Formation of spiral structures in rich-hydrogen air flames at elevated pressures

Abstract

Travelling combustion fronts demonstrate the appearance of a variety of instabilities and structures and thus the revealing of the mechanisms of these phenomena is important both in theoretical and practical aspects. In this work, the mechanism of formation of spiral nonlinear wave structures in the process of propagation of a combustion wave in a rich hydrogen-air mixture at elevated pressure is studied analytically and numerically. A detailed model of the hydrogen oxidation reaction is reduced to a system of partial differential equations for the evolution of H, HO2, O2 and temperature profiles describing both low-temperature and high-temperature reactivity.
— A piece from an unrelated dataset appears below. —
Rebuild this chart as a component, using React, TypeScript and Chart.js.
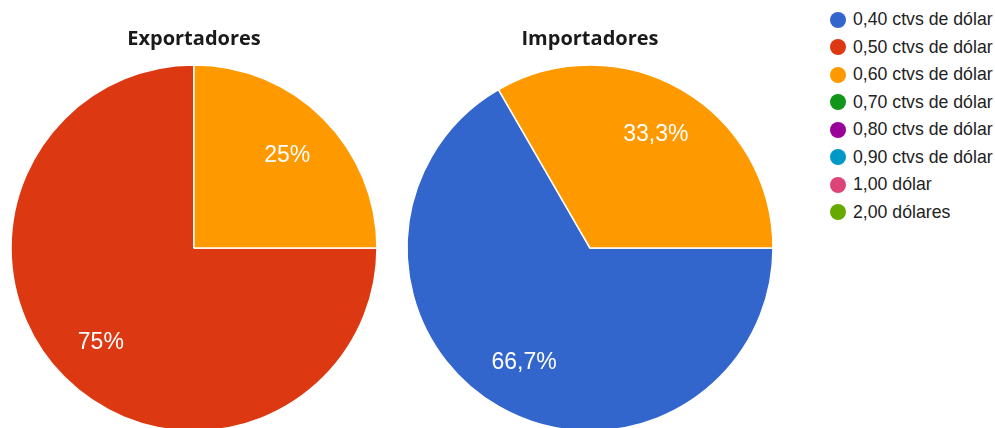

It is shown to be able to successfully reproduce the characteristics of the diffusive-thermal pulsations emerging with the increase of pressure. A model for the dynamics of the low temperature flame region is separated from the reduced model by using a number of assumptions and appeared to be similar to the Sal'nikov model. It is shown that for the parameter values at which spiral waves are observed, the latter model turns to excitable regime and generates the spiral solutions. Thus it is concluded that the low temperature oxidation processes are responsible for emergence of the spiral structures at the combustion front. We think that the current work is an important step towards understanding the mechanisms of formation of spiral wave structures in expanding combustion fronts.